*Problem to solve*. Include in the output only the lines from the opening of the records through the line containing "const yMinor = d3.range(887.5, 930, 5);", each printed exactly; pictures are omitted.

(Code that draws figures)
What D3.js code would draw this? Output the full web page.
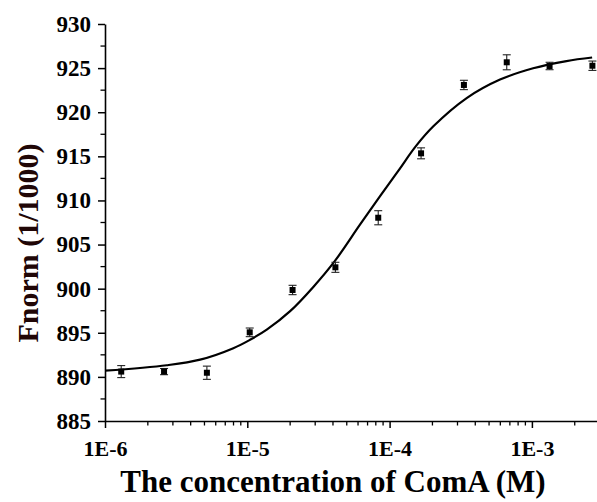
<!DOCTYPE html>
<html>
<head>
<meta charset="utf-8">
<script src="https://cdn.jsdelivr.net/npm/d3@7"></script>
<style>
  html, body { margin: 0; padding: 0; background: #fff; }
  svg { display: block; }
  text { font-family: "Liberation Serif", "Times New Roman", serif; font-weight: bold; }
</style>
</head>
<body>
<svg id="chart" width="597" height="502"></svg>
<script>
// ---- data ----
const concentrations = [1.3e-6, 2.6e-6, 5.2e-6, 1.04e-5, 2.08e-5, 4.16e-5, 8.32e-5, 1.664e-4, 3.328e-4, 6.656e-4, 1.331e-3, 2.662e-3];
const fnorm = [890.6, 890.6, 890.47, 895.05, 899.85, 902.42, 908.04, 915.34, 923.09, 925.66, 925.24, 925.27];
const errors = [0.68, 0.35, 0.75, 0.49, 0.53, 0.57, 0.8, 0.62, 0.53, 0.85, 0.42, 0.53];

// fitted curve
const fitX = [1e-6, 2.72e-6, 4.66e-6, 7.98e-6, 1.045e-5, 1.37e-5, 2.0e-5, 2.91e-5, 4.13e-5, 6.19e-5, 8.57e-5, 1.15e-4, 1.53e-4, 2.03e-4, 3.48e-4, 5.97e-4, 1.02e-3, 1.75e-3, 2.65e-3];
const fitY = [890.7, 891.32, 891.95, 893.25, 894.2, 895.35, 897.45, 900.2, 903.15, 907.25, 910.5, 913.35, 916.15, 918.4, 921.6, 923.7, 924.98, 925.8, 926.2];

const yTicks = [885, 890, 895, 900, 905, 910, 915, 920, 925, 930];
const xTicks = [1e-6, 1e-5, 1e-4, 1e-3];
const xTickLabels = ["1E-6", "1E-5", "1E-4", "1E-3"];
const xLabel = "The concentration of ComA (M)";
const yLabel = "Fnorm (1/1000)";

// ---- layout ----
const svg = d3.select("#chart");
const x0 = 105, yBottom = 421, yTop = 24;
const decade = 142.3;
const x = d3.scaleLog().domain([1e-6, 3e-3]).range([x0, x0 + Math.log10(3e-3 / 1e-6) * decade]);
const y = d3.scaleLinear().domain([885, 930]).range([yBottom, yTop]);

// minor ticks
const xMinor = [];
for (let e = -6; e <= -3; e++) for (let m = 2; m <= 9; m++) { const v = m * Math.pow(10, e); if (v <= 3e-3) xMinor.push(v); }
const yMinor = d3.range(887.5, 930, 5);

// x axis
const gx = svg.append("g").attr("transform", `translate(0,${yBottom})`);
gx.call(d3.axisBottom(x).tickValues(xTicks).tickFormat((d, i) => xTickLabels[i]).tickSize(7).tickSizeOuter(0).tickPadding(12));
gx.select(".domain").attr("stroke", "#000").attr("stroke-width", 1.6);
gx.selectAll(".tick line").attr("stroke", "#000").attr("stroke-width", 1.5);
gx.selectAll(".tick text").attr("fill", "#000").style("font-size", "22px").attr("dy", "0.71em");
gx.selectAll(".minor").data(xMinor).enter().append("line")
  .attr("class", "minor").attr("x1", d => x(d)).attr("x2", d => x(d))
  .attr("y1", 0).attr("y2", 4.5).attr("stroke", "#000").attr("stroke-width", 1.3);

// y axis
const gy = svg.append("g").attr("transform", `translate(${x0},0)`);
gy.call(d3.axisLeft(y).tickValues(yTicks).tickFormat(d3.format("d")).tickSize(7).tickSizeOuter(0).tickPadding(7));
gy.select(".domain").attr("stroke", "#000").attr("stroke-width", 1.6);
gy.selectAll(".tick line").attr("stroke", "#000").attr("stroke-width", 1.5);
gy.selectAll(".tick text").attr("fill", "#000").style("font-size", "23px");
gy.selectAll(".minor").data(yMinor).enter().append("line")
  .attr("class", "minor").attr("y1", d => y(d)).attr("y2", d => y(d))
  .attr("x1", 0).attr("x2", -4.5).attr("stroke", "#000").attr("stroke-width", 1.3);

// fit curve
const fitData = fitX.map((v, i) => [v, fitY[i]]);
svg.append("path").datum(fitData)
  .attr("fill", "none").attr("stroke", "#000").attr("stroke-width", 2.2)
  .attr("d", d3.line().x(d => x(d[0])).y(d => y(d[1])).curve(d3.curveCatmullRom.alpha(0.5)));

// error bars and points
const pts = concentrations.map((c, i) => ({ c, v: fnorm[i], e: errors[i] }));
const eb = svg.append("g").attr("stroke", "#222").attr("stroke-width", 1.1);
eb.selectAll(".v").data(pts).enter().append("line")
  .attr("x1", d => x(d.c)).attr("x2", d => x(d.c))
  .attr("y1", d => y(d.v + d.e)).attr("y2", d => y(d.v - d.e));
eb.selectAll(".t").data(pts).enter().append("line")
  .attr("x1", d => x(d.c) - 4).attr("x2", d => x(d.c) + 4)
  .attr("y1", d => y(d.v + d.e)).attr("y2", d => y(d.v + d.e));
eb.selectAll(".b").data(pts).enter().append("line")
  .attr("x1", d => x(d.c) - 4).attr("x2", d => x(d.c) + 4)
  .attr("y1", d => y(d.v - d.e)).attr("y2", d => y(d.v - d.e));
svg.append("g").selectAll("rect").data(pts).enter().append("rect")
  .attr("x", d => x(d.c) - 3).attr("y", d => y(d.v) - 3)
  .attr("width", 6).attr("height", 6).attr("fill", "#000");

// axis titles
svg.append("text").attr("x", 333).attr("y", 492).attr("text-anchor", "middle")
  .style("font-size", "31px").attr("fill", "#000").text(xLabel);
svg.append("text").attr("transform", "translate(38,243) rotate(-90)").attr("text-anchor", "middle")
  .style("font-size", "30px").attr("fill", "#200606").text(yLabel);
</script>
</body>
</html>
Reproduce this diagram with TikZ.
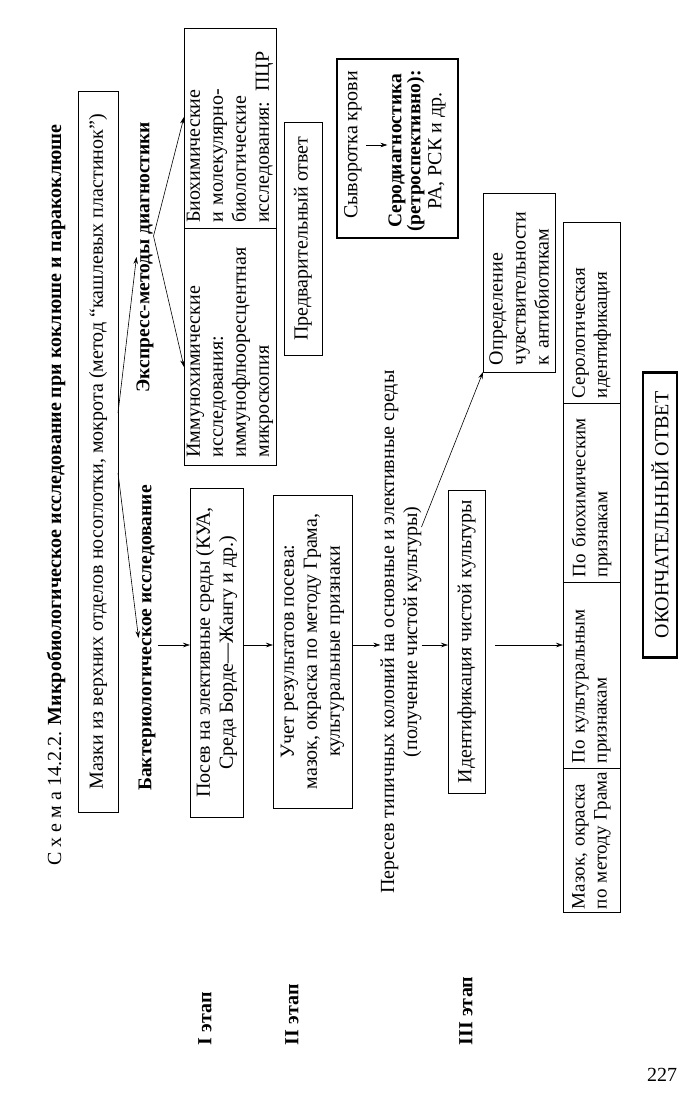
\documentclass[tikz,border=0pt]{standalone}
\usepackage{fontspec}
\setmainfont{Liberation Serif}
\usetikzlibrary{arrows.meta,calc}
\begin{document}
\begin{tikzpicture}[x=1pt,y=-1pt,
  every node/.style={font=\fontsize{20}{23}\selectfont, inner sep=0pt, outer sep=0pt},
  box/.style={draw, line width=0.8pt, rotate=90},
  tbox/.style={draw, line width=2.2pt, rotate=90},
  lbl/.style={rotate=90, font=\fontsize{19.5}{23}\selectfont\bfseries},
  stg/.style={rotate=90, anchor=west, font=\fontsize{20}{23}\selectfont\bfseries},
  cell/.style={box, minimum height=57pt, align=left, font=\fontsize{19}{22}\selectfont},
  txt/.style={rotate=90},
  arr/.style={-{Stealth[length=7pt,width=4.5pt]}, line width=0.6pt},
]
\useasboundingbox (0,0) rectangle (686,1107);
\fill[white] (0,0) rectangle (686,1107);

% helper coordinates (y levels)
\coordinate (yA1) at (0,473);
\coordinate (yA2) at (0,413);
\coordinate (yF) at (0,236);
\coordinate (y117) at (0,117);
\coordinate (y367) at (0,367);
\coordinate (ym) at (0,645);
\coordinate (y527) at (0,527);

% title
\node[txt] (title) at (56,495) {С х е м а 14.2.2. \textbf{Микробиологическое исследование при коклюше и паракоклюше}};

% source box
\node[box, minimum width=721pt, minimum height=40pt] (A) at (98,452) {Мазки из верхних отделов носоглотки, мокрота (метод “кашлевых пластинок”)};

% branch labels
\node[lbl] (bakt) at (147,638) {Бактериологическое исследование};
\node[lbl] (expr) at (145,257) {Экспресс-методы диагностики};

% express boxes
\node[box, minimum width=200pt, minimum height=92pt, align=left, text width=190pt] (bio) at (230,128) {Биохимические\\и молекулярно-\\биологические\\исследования: ПЦР};
\node[box, minimum width=237pt, minimum height=92pt, align=left, text width=222pt] (imm) at (230,346.5) {Иммунохимические\\исследования:\\иммунофлюоресцентная\\микроскопия};
\node[box, minimum width=233pt, minimum height=38pt] (pre) at (303,238.5) {Предварительный ответ};

% serum box
\node[tbox, minimum width=179pt, minimum height=121pt] (serbox) at (397.5,148.5) {};
\node[txt] (ser) at (353,145) {Сыворотка крови};
\node[txt, align=center, font=\fontsize{19.5}{19}\selectfont] (sero) at (417,151) {\textbf{Серодиагностика}\\\textbf{(ретроспективно):}\\[2pt]{\fontsize{20}{23}\selectfont РА, РСК и др.}};

% stages I-III
\node[box, minimum width=329pt, minimum height=53pt, align=center] (b1) at (216.5,652.5) {Посев на элективные среды (КУА,\\Среда Борде—Жангу и др.)};
\node[box, minimum width=313pt, minimum height=79pt, align=center] (b2) at (312.5,651.5) {Учет результатов посева:\\мазок, окраска по методу Грама,\\культуральные признаки};
\node[txt, align=center] (per) at (401,632) {Пересев типичных колоний на основные и элективные среды\\(получение чистой культуры)};
\node[box, minimum width=303pt, minimum height=37pt] (id) at (466.5,641.5) {Идентификация чистой культуры};
\node[box, minimum width=179pt, minimum height=72pt, align=left, text width=165pt] (opr) at (519,282.5) {Определение\\чувствительности\\к антибиотикам};

% bottom row
\node[cell, minimum width=144pt, text width=138pt] (c1) at (591.5,840) {Мазок, окраска\\по методу Грама};
\node[cell, minimum width=186pt, text width=176pt] (c2) at (591.5,675) {По культуральным\\признакам};
\node[cell, minimum width=179pt, text width=169pt] (c3) at (591.5,492.5) {По биохимическим\\признакам};
\node[cell, minimum width=181pt, text width=171pt] (c4) at (591.5,312.5) {Серологическая\\идентификация};

\node[tbox, minimum width=285pt, minimum height=34pt] (fin) at (660,515) {ОКОНЧАТЕЛЬНЫЙ ОТВЕТ};

% stage labels
\node[stg] (s1) at (205,1045) {I этап};
\node[stg] (s2) at (292,1045) {II этап};
\node[stg] (s3) at (466,1045) {III этап};

% page number
\node (pg) at (662,1075) {227};

% connectors
\draw[arr] (A.south |- yA1) -- (bakt.north);
\draw[arr] (A.south |- yA2) -- (expr.north);
\draw[arr] (expr.south |- yF) -- (bio.north |- y117);
\draw[arr] (expr.south |- yF) -- (imm.north |- y367);
\draw[arr, shorten <=4pt, shorten >=1pt] (ser.south) -- (ser.south -| sero.north);
\draw[arr, shorten <=3pt] (bakt.south |- ym) -- (b1.north |- ym);
\draw[arr] (b1.south |- ym) -- (b2.north |- ym);
\draw[arr] (b2.south |- ym) -- (per.north |- ym);
\draw[arr] (per.south |- ym) -- (id.north |- ym);
\draw[arr, shorten <=10pt] (id.south |- ym) -- (c2.north |- ym);
\draw[arr] (per.south |- y527) -- (opr.north west);
\end{tikzpicture}
\end{document}
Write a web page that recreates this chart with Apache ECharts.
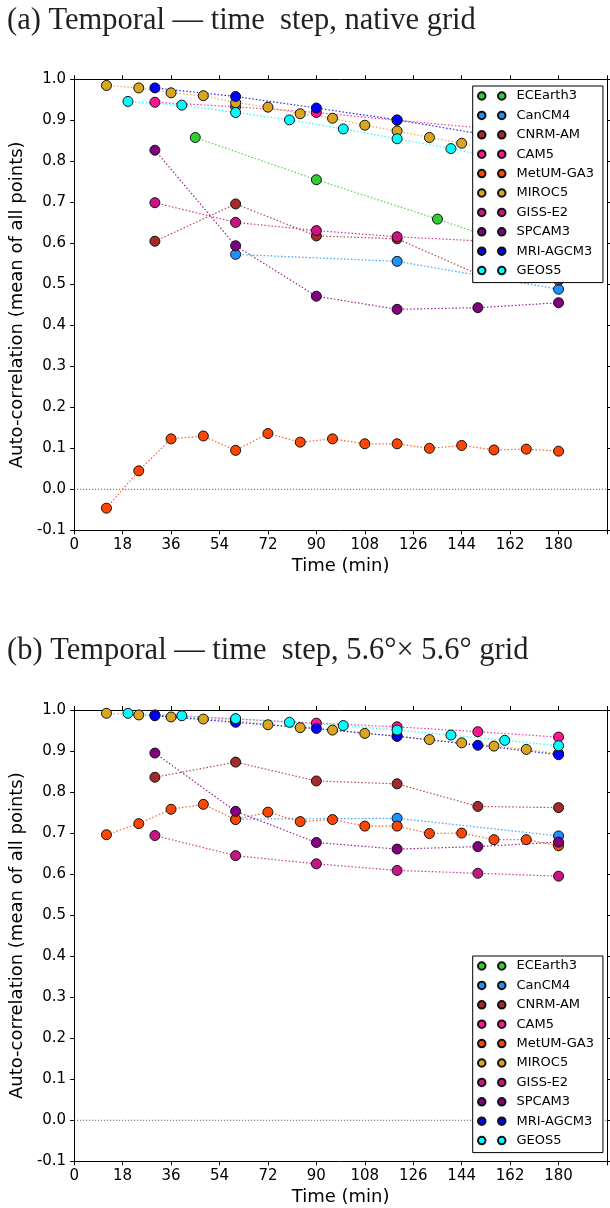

*Correct output*.
What D3.js code would draw this? Output the full web page.
<!DOCTYPE html>
<html>
<head>
<meta charset="utf-8">
<script src="https://cdn.jsdelivr.net/npm/d3@7"></script>
<style>
  html, body { margin: 0; padding: 0; background: #fff; }
  svg { display: block; }
  text { font-family: "Liberation Serif", "Times New Roman", serif; font-weight: bold; }
</style>
</head>
<body>
<svg id="chart" width="597" height="502"></svg>
<script>
// ---- data ----
const concentrations = [1.3e-6, 2.6e-6, 5.2e-6, 1.04e-5, 2.08e-5, 4.16e-5, 8.32e-5, 1.664e-4, 3.328e-4, 6.656e-4, 1.331e-3, 2.662e-3];
const fnorm = [890.6, 890.6, 890.47, 895.05, 899.85, 902.42, 908.04, 915.34, 923.09, 925.66, 925.24, 925.27];
const errors = [0.68, 0.35, 0.75, 0.49, 0.53, 0.57, 0.8, 0.62, 0.53, 0.85, 0.42, 0.53];

// fitted curve
const fitX = [1e-6, 2.72e-6, 4.66e-6, 7.98e-6, 1.045e-5, 1.37e-5, 2.0e-5, 2.91e-5, 4.13e-5, 6.19e-5, 8.57e-5, 1.15e-4, 1.53e-4, 2.03e-4, 3.48e-4, 5.97e-4, 1.02e-3, 1.75e-3, 2.65e-3];
const fitY = [890.7, 891.32, 891.95, 893.25, 894.2, 895.35, 897.45, 900.2, 903.15, 907.25, 910.5, 913.35, 916.15, 918.4, 921.6, 923.7, 924.98, 925.8, 926.2];

const yTicks = [885, 890, 895, 900, 905, 910, 915, 920, 925, 930];
const xTicks = [1e-6, 1e-5, 1e-4, 1e-3];
const xTickLabels = ["1E-6", "1E-5", "1E-4", "1E-3"];
const xLabel = "The concentration of ComA (M)";
const yLabel = "Fnorm (1/1000)";

// ---- layout ----
const svg = d3.select("#chart");
const x0 = 105, yBottom = 421, yTop = 24;
const decade = 142.3;
const x = d3.scaleLog().domain([1e-6, 3e-3]).range([x0, x0 + Math.log10(3e-3 / 1e-6) * decade]);
const y = d3.scaleLinear().domain([885, 930]).range([yBottom, yTop]);

// minor ticks
const xMinor = [];
for (let e = -6; e <= -3; e++) for (let m = 2; m <= 9; m++) { const v = m * Math.pow(10, e); if (v <= 3e-3) xMinor.push(v); }
const yMinor = d3.range(887.5, 930, 5);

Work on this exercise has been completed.